Знобкое ощущение чистоты и свежести, какое бывает после стихнувшей грозы, остается в финале рассказа. Чистоты душевной. Чистоты восторжествовавшего нравственного чувства.
Позже в "Северном дневнике" Казаков вспоминал, как возникло у него желание написать этот рассказ.
Жил он однажды на Летнем берегу Белого моря на рыбацкой тоне.
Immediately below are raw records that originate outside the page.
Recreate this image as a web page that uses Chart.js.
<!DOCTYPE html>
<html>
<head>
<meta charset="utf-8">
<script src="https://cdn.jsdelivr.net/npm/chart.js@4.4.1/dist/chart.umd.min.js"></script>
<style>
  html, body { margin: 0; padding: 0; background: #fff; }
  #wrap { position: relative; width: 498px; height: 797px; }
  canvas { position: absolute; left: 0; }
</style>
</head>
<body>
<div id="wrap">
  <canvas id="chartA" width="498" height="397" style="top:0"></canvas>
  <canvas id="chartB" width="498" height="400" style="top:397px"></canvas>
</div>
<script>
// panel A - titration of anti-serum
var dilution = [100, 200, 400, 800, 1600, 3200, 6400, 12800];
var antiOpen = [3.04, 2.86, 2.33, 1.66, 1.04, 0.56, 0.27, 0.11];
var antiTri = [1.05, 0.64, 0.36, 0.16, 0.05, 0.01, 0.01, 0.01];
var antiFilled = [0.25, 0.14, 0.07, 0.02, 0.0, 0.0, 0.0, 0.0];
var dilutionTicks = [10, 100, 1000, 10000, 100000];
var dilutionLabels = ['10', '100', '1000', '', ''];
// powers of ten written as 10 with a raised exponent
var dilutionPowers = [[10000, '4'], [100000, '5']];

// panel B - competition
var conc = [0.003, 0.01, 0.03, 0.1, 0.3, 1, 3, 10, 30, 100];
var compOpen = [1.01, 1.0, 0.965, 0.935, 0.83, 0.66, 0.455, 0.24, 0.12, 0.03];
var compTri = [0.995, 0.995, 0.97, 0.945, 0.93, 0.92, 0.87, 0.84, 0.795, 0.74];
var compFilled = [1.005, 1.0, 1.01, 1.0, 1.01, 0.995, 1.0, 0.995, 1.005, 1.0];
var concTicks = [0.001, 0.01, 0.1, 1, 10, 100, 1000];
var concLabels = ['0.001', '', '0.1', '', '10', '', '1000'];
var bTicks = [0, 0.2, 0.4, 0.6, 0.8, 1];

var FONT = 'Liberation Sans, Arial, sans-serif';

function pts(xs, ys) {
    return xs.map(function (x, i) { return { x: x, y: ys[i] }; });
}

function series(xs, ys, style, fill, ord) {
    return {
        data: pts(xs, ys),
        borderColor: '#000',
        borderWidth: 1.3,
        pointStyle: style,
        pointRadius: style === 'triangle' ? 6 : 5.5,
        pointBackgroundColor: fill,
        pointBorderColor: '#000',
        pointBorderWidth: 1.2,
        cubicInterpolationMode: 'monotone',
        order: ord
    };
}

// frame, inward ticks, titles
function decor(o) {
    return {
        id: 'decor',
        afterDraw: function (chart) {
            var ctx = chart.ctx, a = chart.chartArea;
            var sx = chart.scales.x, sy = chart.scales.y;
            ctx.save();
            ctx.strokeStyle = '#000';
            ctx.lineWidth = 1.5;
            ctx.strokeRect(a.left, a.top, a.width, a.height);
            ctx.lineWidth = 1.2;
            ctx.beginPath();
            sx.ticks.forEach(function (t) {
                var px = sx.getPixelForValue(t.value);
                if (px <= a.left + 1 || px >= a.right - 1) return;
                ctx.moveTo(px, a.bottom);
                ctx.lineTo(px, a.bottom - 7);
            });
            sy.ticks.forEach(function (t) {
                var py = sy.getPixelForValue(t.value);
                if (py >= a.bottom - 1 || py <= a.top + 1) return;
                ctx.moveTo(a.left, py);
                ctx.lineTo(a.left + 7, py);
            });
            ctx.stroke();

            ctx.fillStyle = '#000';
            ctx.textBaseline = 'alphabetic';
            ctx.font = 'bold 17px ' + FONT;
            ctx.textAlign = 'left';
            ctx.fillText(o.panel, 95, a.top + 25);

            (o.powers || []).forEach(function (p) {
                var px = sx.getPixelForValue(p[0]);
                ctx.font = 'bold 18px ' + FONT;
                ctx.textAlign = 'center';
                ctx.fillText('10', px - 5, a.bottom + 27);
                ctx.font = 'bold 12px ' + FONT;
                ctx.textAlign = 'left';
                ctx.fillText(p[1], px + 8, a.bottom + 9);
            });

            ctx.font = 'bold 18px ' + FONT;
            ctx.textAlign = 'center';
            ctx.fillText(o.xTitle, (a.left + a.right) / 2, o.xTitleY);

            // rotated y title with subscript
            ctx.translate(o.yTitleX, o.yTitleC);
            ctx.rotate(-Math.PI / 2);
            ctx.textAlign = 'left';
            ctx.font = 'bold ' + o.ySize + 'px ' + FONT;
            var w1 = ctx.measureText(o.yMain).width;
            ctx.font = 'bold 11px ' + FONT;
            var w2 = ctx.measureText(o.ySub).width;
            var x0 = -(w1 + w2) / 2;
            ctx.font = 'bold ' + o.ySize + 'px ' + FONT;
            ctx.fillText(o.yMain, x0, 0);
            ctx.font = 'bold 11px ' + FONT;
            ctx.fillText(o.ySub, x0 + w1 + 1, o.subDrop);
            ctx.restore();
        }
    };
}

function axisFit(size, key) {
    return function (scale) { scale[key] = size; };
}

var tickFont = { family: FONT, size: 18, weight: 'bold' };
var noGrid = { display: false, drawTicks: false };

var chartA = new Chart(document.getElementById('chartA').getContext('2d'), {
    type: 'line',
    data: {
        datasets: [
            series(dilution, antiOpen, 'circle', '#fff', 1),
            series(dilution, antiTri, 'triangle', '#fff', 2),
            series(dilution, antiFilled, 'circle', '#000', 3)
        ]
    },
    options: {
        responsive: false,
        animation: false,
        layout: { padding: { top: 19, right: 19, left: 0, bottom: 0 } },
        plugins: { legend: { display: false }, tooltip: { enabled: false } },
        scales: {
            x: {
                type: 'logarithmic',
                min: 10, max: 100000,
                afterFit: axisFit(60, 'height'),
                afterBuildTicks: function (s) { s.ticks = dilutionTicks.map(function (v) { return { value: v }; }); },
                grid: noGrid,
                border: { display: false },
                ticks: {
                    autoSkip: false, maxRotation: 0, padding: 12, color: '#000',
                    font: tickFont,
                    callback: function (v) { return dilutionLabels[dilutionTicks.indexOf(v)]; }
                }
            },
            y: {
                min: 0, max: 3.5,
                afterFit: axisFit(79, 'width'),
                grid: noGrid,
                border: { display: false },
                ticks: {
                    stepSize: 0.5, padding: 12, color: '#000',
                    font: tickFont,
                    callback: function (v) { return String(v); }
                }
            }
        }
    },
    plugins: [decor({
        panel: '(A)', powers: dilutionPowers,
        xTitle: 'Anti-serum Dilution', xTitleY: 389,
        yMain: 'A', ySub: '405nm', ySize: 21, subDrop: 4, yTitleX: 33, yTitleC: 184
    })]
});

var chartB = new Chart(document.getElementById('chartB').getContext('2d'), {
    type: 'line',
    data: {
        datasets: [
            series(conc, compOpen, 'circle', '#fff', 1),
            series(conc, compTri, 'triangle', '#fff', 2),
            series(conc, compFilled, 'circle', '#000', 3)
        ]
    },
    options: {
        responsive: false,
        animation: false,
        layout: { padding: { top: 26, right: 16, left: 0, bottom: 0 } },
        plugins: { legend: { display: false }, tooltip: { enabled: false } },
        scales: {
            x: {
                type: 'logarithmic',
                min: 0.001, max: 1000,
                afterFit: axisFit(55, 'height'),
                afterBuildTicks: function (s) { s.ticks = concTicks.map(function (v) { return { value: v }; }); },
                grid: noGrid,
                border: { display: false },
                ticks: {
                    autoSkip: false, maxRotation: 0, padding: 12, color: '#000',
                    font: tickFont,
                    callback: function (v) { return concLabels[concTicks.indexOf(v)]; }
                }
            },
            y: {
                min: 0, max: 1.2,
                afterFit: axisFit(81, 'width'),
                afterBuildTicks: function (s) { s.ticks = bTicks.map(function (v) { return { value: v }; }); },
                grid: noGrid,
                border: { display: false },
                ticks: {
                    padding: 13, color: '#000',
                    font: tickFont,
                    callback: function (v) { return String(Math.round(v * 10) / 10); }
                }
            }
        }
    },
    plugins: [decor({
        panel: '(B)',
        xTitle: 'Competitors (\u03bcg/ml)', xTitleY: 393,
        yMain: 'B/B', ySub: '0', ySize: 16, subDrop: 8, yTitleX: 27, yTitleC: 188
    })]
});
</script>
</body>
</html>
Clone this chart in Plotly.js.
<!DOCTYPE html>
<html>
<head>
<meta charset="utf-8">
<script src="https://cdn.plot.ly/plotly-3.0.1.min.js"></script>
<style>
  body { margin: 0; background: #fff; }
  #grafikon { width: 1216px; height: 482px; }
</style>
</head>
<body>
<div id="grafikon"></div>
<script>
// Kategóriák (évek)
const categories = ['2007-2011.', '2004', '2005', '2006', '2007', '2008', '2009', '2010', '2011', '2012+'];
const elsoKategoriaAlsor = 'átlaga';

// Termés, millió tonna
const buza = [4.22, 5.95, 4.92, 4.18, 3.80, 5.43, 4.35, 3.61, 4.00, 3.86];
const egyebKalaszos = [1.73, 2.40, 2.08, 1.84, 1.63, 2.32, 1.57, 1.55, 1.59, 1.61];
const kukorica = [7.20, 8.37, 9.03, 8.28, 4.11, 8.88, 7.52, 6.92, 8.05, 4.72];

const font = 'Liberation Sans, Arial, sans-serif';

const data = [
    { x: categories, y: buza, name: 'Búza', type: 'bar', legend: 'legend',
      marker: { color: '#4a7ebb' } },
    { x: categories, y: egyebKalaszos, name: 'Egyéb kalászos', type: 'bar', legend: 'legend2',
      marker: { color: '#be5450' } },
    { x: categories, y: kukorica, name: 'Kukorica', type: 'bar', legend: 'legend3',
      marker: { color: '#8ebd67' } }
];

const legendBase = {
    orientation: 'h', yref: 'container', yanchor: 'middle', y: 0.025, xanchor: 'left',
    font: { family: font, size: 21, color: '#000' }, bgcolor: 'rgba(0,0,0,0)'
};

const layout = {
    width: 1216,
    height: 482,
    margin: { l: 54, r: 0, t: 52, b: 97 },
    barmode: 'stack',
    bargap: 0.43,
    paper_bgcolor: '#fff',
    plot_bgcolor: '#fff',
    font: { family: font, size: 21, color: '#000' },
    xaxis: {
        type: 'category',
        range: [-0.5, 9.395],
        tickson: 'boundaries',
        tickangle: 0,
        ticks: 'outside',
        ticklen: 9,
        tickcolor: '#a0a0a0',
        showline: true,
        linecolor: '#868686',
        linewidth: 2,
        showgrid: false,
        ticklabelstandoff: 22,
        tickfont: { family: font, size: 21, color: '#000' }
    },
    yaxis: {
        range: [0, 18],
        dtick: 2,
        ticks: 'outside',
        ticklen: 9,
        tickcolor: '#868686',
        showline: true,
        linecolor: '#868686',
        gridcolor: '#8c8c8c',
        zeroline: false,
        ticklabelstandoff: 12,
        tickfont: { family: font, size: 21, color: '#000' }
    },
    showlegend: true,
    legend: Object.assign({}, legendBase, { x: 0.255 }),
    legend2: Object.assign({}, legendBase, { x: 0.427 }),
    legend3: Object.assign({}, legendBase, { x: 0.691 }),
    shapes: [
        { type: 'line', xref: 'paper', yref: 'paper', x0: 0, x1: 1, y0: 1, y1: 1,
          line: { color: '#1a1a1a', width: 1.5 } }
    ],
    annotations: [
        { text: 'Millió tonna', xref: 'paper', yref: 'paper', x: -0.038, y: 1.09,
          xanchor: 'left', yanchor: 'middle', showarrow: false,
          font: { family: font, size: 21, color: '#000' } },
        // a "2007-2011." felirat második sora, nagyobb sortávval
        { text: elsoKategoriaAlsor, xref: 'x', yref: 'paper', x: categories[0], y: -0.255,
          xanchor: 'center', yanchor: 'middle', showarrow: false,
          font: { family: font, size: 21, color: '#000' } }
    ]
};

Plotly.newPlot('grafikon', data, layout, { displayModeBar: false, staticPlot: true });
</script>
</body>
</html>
И вот: "Раз в два или три дня на солнечной светлоте берега, на грани воды и земли, появлялась одинокая фигурка женщины. Приближалась она медленно. Следы этой женщины, если посмотреть потом, были частыми и усталыми. Она волочила ноги и ступала нетвердо. Следы скоро заравнивало водой, а старуха молча, хмуро, отдав почту рыбакам, уходила дальше и скоро скрывалась за голубым крутым мысом. Ходила она из Лопшеньги в Летний Наволок. Расстояние между этими деревнями было тридцать пять километров".
Казаков думал тогда, как тяжело, наверное, живется этой старухе, как непросто ей со старческими хворями проделывать регулярно свой путь, нести, что называется, свой крест.
"Я хотел написать о ней грустный, но героический рассказ, – вспоминал Казаков. – Рассказ этот долго мне не давался, а потом неожиданно для себя я написал совершенно другой рассказ о почтальонше – молодой девчонке Маньке".
Но и героический рассказ о старухе он тоже написал еще до "Маньки", рассказ "Поморка" (1957) – первоначально "Святая", – где великолепно все: и осенний пейзаж, когда на Белом море "сумерки коротки, а ночи аспидно-черны и холодны"; и детально поданный деревенский быт, просторная, строенная еще в XIX веке на большую семью изба, поражающая старинным порядком, чистотой, суровыми хрустящими скатертями с мережкой; и обитающая в этой избе девяностолетняя одинокая Марфа, давно проводившая в смертную дорогу и мужа и детей…
Словно перед былинным колоссом замирал писатель перед Марфой и, наблюдая ее, не переставал восхищаться тем, как много она успевает сделать за день привычной "бабской работы", сколько в ней немереных сил, доброты и участия к людям, как, несмотря на глубокую старость, оживляется ее древнее и темное лицо при мысли о внуках, плавающих где-то в далеких морях, как справедливо судит она о жизни и как спокойно, с достоинством говорит о смерти.